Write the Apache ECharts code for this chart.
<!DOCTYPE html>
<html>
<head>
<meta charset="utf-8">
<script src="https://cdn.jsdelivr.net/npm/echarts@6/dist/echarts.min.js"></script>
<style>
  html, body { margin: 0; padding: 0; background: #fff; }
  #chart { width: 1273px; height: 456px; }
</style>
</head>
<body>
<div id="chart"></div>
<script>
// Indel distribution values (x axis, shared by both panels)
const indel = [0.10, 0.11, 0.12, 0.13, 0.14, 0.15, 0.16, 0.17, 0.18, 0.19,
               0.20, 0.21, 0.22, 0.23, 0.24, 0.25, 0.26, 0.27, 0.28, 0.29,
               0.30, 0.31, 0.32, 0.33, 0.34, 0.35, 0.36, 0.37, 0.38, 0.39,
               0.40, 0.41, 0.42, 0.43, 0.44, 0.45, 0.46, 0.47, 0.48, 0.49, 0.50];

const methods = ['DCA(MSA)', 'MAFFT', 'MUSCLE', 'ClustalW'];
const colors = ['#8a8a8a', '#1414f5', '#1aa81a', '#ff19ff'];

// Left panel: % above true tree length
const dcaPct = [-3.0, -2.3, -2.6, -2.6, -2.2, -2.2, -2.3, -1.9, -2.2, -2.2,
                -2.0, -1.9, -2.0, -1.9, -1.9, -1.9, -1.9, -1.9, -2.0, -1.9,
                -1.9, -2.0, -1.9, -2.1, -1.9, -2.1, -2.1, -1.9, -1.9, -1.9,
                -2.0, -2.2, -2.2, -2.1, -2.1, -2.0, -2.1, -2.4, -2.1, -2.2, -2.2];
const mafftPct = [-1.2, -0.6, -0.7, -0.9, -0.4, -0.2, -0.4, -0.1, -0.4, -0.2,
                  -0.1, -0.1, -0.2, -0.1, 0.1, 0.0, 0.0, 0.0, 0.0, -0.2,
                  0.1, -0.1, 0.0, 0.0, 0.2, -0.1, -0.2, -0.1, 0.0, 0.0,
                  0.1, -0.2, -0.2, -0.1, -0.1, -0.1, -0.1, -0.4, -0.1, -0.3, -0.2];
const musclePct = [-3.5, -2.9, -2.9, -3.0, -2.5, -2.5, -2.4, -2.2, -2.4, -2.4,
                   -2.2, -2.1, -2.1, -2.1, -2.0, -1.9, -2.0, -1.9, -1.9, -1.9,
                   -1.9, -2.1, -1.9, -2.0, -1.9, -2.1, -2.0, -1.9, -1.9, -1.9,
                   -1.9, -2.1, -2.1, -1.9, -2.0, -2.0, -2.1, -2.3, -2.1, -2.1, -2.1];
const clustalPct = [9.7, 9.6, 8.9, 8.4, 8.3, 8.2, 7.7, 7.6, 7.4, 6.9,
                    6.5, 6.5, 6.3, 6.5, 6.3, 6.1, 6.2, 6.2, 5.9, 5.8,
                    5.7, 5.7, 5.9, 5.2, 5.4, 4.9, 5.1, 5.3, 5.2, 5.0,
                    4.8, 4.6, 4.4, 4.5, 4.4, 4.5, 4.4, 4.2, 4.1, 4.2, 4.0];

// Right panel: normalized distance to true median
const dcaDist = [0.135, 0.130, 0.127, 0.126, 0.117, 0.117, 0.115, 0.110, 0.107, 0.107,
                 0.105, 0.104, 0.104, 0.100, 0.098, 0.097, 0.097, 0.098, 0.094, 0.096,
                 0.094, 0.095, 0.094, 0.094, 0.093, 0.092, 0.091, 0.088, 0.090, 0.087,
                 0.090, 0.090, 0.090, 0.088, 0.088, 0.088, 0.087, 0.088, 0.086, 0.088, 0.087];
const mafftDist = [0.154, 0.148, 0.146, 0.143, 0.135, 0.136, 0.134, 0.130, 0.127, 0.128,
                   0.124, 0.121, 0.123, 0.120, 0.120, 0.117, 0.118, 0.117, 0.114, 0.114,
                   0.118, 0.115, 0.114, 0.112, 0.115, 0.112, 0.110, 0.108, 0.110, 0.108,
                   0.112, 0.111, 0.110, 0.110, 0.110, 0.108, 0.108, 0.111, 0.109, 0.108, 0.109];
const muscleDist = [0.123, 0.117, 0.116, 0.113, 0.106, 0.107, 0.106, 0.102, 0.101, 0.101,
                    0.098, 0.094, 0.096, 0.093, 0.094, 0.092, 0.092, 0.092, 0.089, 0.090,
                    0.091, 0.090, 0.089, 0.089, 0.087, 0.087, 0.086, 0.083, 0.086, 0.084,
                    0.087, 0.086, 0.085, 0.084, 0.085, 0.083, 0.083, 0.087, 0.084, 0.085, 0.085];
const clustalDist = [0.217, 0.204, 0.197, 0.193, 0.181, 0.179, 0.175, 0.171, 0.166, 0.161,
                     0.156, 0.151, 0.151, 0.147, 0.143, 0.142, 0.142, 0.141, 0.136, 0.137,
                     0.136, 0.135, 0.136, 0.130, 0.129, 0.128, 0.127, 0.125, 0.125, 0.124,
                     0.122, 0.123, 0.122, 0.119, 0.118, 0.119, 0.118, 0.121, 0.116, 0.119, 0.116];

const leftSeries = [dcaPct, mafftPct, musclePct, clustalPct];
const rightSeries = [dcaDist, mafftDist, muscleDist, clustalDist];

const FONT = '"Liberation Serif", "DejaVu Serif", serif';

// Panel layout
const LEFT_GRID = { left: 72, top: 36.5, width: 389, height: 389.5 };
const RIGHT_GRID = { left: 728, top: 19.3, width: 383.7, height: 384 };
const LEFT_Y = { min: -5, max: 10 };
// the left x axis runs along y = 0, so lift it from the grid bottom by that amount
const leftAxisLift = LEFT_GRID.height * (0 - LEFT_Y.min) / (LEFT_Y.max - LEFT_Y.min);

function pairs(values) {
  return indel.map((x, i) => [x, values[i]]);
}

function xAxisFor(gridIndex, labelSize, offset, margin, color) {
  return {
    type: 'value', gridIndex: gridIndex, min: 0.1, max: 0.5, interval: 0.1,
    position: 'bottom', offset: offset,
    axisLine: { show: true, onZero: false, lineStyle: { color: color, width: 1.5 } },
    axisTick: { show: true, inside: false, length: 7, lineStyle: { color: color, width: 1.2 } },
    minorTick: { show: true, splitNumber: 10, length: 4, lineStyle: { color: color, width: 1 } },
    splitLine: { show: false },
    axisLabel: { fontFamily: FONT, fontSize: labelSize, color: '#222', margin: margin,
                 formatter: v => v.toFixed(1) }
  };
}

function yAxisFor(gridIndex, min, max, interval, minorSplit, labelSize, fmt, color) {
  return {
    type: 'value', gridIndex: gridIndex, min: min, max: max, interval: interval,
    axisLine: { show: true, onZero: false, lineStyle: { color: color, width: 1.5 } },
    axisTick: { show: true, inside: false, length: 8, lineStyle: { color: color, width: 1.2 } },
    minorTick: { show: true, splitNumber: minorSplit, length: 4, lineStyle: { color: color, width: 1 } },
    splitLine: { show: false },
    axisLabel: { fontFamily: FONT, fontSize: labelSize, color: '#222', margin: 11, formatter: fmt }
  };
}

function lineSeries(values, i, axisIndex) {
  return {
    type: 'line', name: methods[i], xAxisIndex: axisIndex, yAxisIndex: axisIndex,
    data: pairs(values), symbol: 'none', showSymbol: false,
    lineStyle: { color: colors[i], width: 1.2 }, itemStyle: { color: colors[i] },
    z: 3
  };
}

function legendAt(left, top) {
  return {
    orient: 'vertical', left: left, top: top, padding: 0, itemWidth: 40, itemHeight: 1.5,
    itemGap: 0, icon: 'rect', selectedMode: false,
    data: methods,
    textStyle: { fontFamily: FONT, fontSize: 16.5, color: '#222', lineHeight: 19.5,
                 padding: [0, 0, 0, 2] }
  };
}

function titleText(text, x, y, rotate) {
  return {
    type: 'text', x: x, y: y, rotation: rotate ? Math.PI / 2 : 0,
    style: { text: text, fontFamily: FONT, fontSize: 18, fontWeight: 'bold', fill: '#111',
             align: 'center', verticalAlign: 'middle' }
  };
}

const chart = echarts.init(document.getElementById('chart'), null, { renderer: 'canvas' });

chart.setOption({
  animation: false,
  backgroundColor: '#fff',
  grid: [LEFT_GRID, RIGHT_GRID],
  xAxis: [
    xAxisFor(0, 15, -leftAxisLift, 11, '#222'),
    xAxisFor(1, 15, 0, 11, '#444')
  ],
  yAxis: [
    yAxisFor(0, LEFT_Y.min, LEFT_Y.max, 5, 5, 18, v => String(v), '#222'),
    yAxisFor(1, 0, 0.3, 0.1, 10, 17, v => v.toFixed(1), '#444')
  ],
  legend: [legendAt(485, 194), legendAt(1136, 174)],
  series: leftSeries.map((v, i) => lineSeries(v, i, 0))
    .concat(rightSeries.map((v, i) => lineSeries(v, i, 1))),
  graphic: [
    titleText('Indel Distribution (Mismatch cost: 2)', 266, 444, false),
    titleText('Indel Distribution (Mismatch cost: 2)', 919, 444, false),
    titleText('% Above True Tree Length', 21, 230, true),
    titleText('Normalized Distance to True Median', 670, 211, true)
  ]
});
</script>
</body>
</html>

_Task directions_. Starting at the first line of the listing, retype every line up to and including the one with "const colors = ['#8a8a8a', '#1414f5', '#1aa81a', '#ff19ff'];".

_Response for this exercise_.
Write the Apache ECharts code for this chart.
<!DOCTYPE html>
<html>
<head>
<meta charset="utf-8">
<script src="https://cdn.jsdelivr.net/npm/echarts@6/dist/echarts.min.js"></script>
<style>
  html, body { margin: 0; padding: 0; background: #fff; }
  #chart { width: 1273px; height: 456px; }
</style>
</head>
<body>
<div id="chart"></div>
<script>
// Indel distribution values (x axis, shared by both panels)
const indel = [0.10, 0.11, 0.12, 0.13, 0.14, 0.15, 0.16, 0.17, 0.18, 0.19,
               0.20, 0.21, 0.22, 0.23, 0.24, 0.25, 0.26, 0.27, 0.28, 0.29,
               0.30, 0.31, 0.32, 0.33, 0.34, 0.35, 0.36, 0.37, 0.38, 0.39,
               0.40, 0.41, 0.42, 0.43, 0.44, 0.45, 0.46, 0.47, 0.48, 0.49, 0.50];

const methods = ['DCA(MSA)', 'MAFFT', 'MUSCLE', 'ClustalW'];
const colors = ['#8a8a8a', '#1414f5', '#1aa81a', '#ff19ff'];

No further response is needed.